Cheselden,[3] a renowned surgeon, and oculist to Her Majesty, Queen Caroline of England, first announced, in 1728, his success in making an artificial pupil by means of his knife-needle. He made his puncture back of the corneoscleral junction on the temporal side, passing the knife across the posterior chamber, and making a counter-puncture in the iris-membrane near the nasal margin. He then cut through the iris from behind forward as he withdrew the knife, the incision being carried through two-thirds of its extent. The pupillary opening thus made was a long oval slit, horizontally placed. He has reported two successful cases[4] (Figs. [1] and 2), occurring in patients who had previously undergone couching of the lens. His instrument, strange to say, was practically of the same general shape as the Hays knife-needle, but was larger, and judging from the description more clumsily constructed, as there was danger of leakage of the aqueous and sometimes of the vitreous when it was used. Its form resembled a combination of a bistoury and a sickle-shaped knife, having a sharp edge on one side, a rounded back, and an acute point. We possess two good illustrations of this knife-needle, one by Cheselden himself (Fig. [3]), and the other by his pupil, Sharpe[5] (Fig. [4]).
Fig. 1.—Original case of iridotomy. Iris incised above (Cheselden).
Fig. 2.—Second case of iridotomy. Iris incised below (Cheselden).
Fig. 3.—Original knife-needle in situ, behind the iris (Cheselden).
For more than a century the method of Cheselden seems to have been the storm center of controversy. Some doubted his veracity, others essayed his operation but failed, while a few had a moderate degree of success. Many attributed to him statements which do not appear in his published report. He says clearly that in each of his cases couching had previously been performed, and yet some have insisted that the lens was present, and must have been wounded. He also states that his incision was made from behind forward, and yet his followers, Sharpe[5] and Adams,[6] both describe the incision as being made from before backward. As Sharpe was his pupil, and presumably had seen him operate, Guthrie[7] suggests the possibility of his having made his incision both ways, the technic being practically the same.
Morand,[8] in his “Eulogy of Cheselden,” claims to have personally seen him operate “on an eye in which the iris was closed by an accident,” and gives a more detailed description which closely follows the original method. He states that Cheselden presented him with one of his knife-needles as a souvenir of the occasion. Although Morand does not record the exact date of his visit to London, he does state that it occurred during the year 1729. Huguier,[9] in his exhaustive thesis on artificial pupil, also places the date of this visit in the year 1729. This fact is important, as some writers have declared that Morand neither made the visit to London nor saw Cheselden operate, but only quoted the original account given in the Philosophical Transactions. The publication of Morand’s high encomiums in 1757 attracted renewed interest to the subject of Cheselden’s operation among men of scientific and medical attainments.

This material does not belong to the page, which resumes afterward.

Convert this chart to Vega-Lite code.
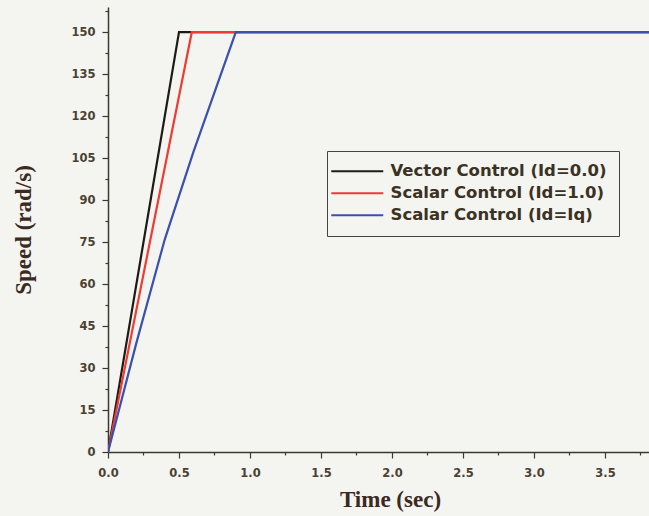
{
  "$schema": "https://vega.github.io/schema/vega-lite/v6.json",
  "width": 541,
  "height": 445,
  "autosize": {"type": "none"},
  "padding": {"left": 108, "top": 7, "right": 0, "bottom": 64},
  "background": "#f4f4f1",
  "config": {"view": {"stroke": null}},
  "data": {
    "values": [
      {"series": "Vector Control (Id=0.0)", "t": 0, "speed": 0},
      {"series": "Vector Control (Id=0.0)", "t": 0.5, "speed": 150},
      {"series": "Vector Control (Id=0.0)", "t": 3.85, "speed": 150},
      {"series": "Scalar Control (Id=1.0)", "t": 0, "speed": 0},
      {"series": "Scalar Control (Id=1.0)", "t": 0.59, "speed": 150},
      {"series": "Scalar Control (Id=1.0)", "t": 3.85, "speed": 150},
      {"series": "Scalar Control (Id=Iq)", "t": 0, "speed": 0},
      {"series": "Scalar Control (Id=Iq)", "t": 0.2, "speed": 39},
      {"series": "Scalar Control (Id=Iq)", "t": 0.4, "speed": 76},
      {"series": "Scalar Control (Id=Iq)", "t": 0.6, "speed": 107},
      {"series": "Scalar Control (Id=Iq)", "t": 0.9, "speed": 150},
      {"series": "Scalar Control (Id=Iq)", "t": 3.85, "speed": 150}
    ]
  },
  "mark": {"type": "line", "strokeWidth": 2.2, "clip": true},
  "encoding": {
    "x": {
      "field": "t",
      "type": "quantitative",
      "scale": {"domain": [0, 3.81], "nice": false, "zero": false},
      "axis": {
        "title": "Time (sec)",
        "titleX": 282,
        "values": [0, 0.25, 0.5, 0.75, 1, 1.25, 1.5, 1.75, 2, 2.25, 2.5, 2.75, 3, 3.25, 3.5, 3.75],
        "format": ".1f",
        "labelExpr": "round(datum.value*4)%2==0 ? datum.label : ''",
        "tickSize": {"condition": {"test": "round(datum.value*4)%2==0", "value": 6}, "value": 3},
        "grid": false,
        "domainColor": "#3a3a30",
        "domainWidth": 1.5,
        "tickColor": "#3a3a30",
        "tickWidth": 1.2,
        "labelFont": "DejaVu Sans",
        "labelFontWeight": "bold",
        "labelFontSize": 11.5,
        "labelColor": "#4a4232",
        "labelPadding": 9,
        "labelFlush": false,
        "titleFont": "Liberation Serif",
        "titleFontWeight": "bold",
        "titleFontSize": 23,
        "titleColor": "#3a2a22",
        "titlePadding": 10
      }
    },
    "y": {
      "field": "speed",
      "type": "quantitative",
      "scale": {"domain": [0, 159], "nice": false},
      "axis": {
        "title": "Speed (rad/s)",
        "values": [0, 7.5, 15, 22.5, 30, 37.5, 45, 52.5, 60, 67.5, 75, 82.5, 90, 97.5, 105, 112.5, 120, 127.5, 135, 142.5, 150, 157.5],
        "labelExpr": "round(datum.value*2)%30==0 ? format(datum.value, 'd') : ''",
        "tickSize": {"condition": {"test": "round(datum.value*2)%30==0", "value": 6}, "value": 3},
        "grid": false,
        "domainColor": "#3a3a30",
        "domainWidth": 1.5,
        "tickColor": "#3a3a30",
        "tickWidth": 1.2,
        "labelFont": "DejaVu Sans",
        "labelFontWeight": "bold",
        "labelFontSize": 11.5,
        "labelColor": "#4a4232",
        "labelPadding": 7,
        "titleFont": "Liberation Serif",
        "titleFontWeight": "bold",
        "titleFontSize": 23,
        "titleColor": "#3a2a22",
        "titlePadding": 35
      }
    },
    "color": {
      "field": "series",
      "type": "nominal",
      "sort": ["Vector Control (Id=0.0)", "Scalar Control (Id=1.0)", "Scalar Control (Id=Iq)"],
      "scale": {
        "domain": ["Vector Control (Id=0.0)", "Scalar Control (Id=1.0)", "Scalar Control (Id=Iq)"],
        "range": ["#1e1a16", "#f03a32", "#3a50ae"]
      },
      "legend": {
        "title": null,
        "orient": "none",
        "legendX": 219,
        "legendY": 144,
        "strokeColor": "#444444",
        "padding": 12,
        "symbolType": "M-2.667,0H6",
        "symbolSize": 144,
        "symbolStrokeWidth": 2,
        "labelFont": "DejaVu Sans",
        "labelFontWeight": "bold",
        "labelFontSize": 16.5,
        "labelColor": "#3a3222",
        "labelOffset": 35,
        "rowPadding": 5,
        "labelLimit": 400
      }
    }
  }
}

Sharpe,[5] in 1739, performed this operation in the same manner as Cheselden, except that after he had entered the knife-needle through the sclerotic he passed it through the iris and across the anterior chamber, and then incised the iris-membrane from before backward. Although he was Cheselden’s pupil, and dedicated his small volume on surgery to him, he probably did his master more harm than good, as all the objections to Cheselden’s method seemed to be based on the deprecatory remarks of Sharpe. He says, “I once performed it with tolerable success, and a few months after, the very orifice I had made contracted and brought on blindness again.” He mentions the danger of wounding the lens, the lack of success in paralytic iris with affection of the retina, the danger of iridodialysis from traction of the knife, and the possibility of failure because the incision would not enlarge sufficiently. Thirty years later (1769) he published the ninth edition of his book without recording a single additional case, but added the thought that, since extraction of the crystalline lens showed the cornea was not so vulnerable as had been believed, he would “imagine” that a larger knife might be introduced perpendicularly through the cornea and iris and a similar incision made. In his first eight editions he pictures Cheselden’s iris-knife (Fig. [4], vide p. 25), but in his ninth edition he substitutes a broad lance-knife with two edges which closely resembled the one Wenzel (vide Fig. [17]) had just introduced (1767), and which Sharpe suggests “can also be used for the extraction of the cataract.” He evidently did not have a very clear idea of the subject, and only succeeded in casting doubt and discredit on the method of Cheselden, which, judging by his own statement, he had tried but once.